_Given exercise_. Without including any images, repeat the data exactly.

_Material_.
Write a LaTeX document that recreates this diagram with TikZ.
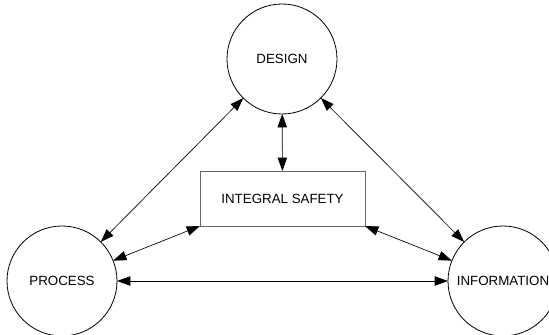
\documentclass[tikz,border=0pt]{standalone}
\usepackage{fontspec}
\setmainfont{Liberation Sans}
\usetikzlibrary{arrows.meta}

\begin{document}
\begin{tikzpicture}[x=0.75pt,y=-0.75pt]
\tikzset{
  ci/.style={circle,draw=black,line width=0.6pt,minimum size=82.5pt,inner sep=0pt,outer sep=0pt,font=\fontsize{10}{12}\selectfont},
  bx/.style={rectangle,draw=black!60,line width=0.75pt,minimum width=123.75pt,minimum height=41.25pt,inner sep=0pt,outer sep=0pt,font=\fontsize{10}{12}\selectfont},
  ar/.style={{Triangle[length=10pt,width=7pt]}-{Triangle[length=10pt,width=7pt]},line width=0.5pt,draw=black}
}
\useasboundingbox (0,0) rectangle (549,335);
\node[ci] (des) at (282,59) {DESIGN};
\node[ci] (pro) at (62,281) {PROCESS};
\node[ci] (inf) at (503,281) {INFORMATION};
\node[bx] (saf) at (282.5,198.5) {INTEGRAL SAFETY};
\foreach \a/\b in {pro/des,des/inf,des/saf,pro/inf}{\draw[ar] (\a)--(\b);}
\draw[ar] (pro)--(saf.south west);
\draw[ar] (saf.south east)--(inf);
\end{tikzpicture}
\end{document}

_Output below_.
Write a LaTeX document that recreates this diagram with TikZ.
\documentclass[tikz,border=0pt]{standalone}
\usepackage{fontspec}
\setmainfont{Liberation Sans}
\usetikzlibrary{arrows.meta}

\begin{document}
\begin{tikzpicture}[x=0.75pt,y=-0.75pt]
\tikzset{
  ci/.style={circle,draw=black,line width=0.6pt,minimum size=82.5pt,inner sep=0pt,outer sep=0pt,font=\fontsize{10}{12}\selectfont},
  bx/.style={rectangle,draw=black!60,line width=0.75pt,minimum width=123.75pt,minimum height=41.25pt,inner sep=0pt,outer sep=0pt,font=\fontsize{10}{12}\selectfont},
  ar/.style={{Triangle[length=10pt,width=7pt]}-{Triangle[length=10pt,width=7pt]},line width=0.5pt,draw=black}
}
\useasboundingbox (0,0) rectangle (549,335);
\node[ci] (des) at (282,59) {DESIGN};
\node[ci] (pro) at (62,281) {PROCESS};
\node[ci] (inf) at (503,281) {INFORMATION};
\node[bx] (saf) at (282.5,198.5) {INTEGRAL SAFETY};
\foreach \a/\b in {pro/des,des/inf,des/saf,pro/inf}{\draw[ar] (\a)--(\b);}
\draw[ar] (pro)--(saf.south west);
\draw[ar] (saf.south east)--(inf);
\end{tikzpicture}
\end{document}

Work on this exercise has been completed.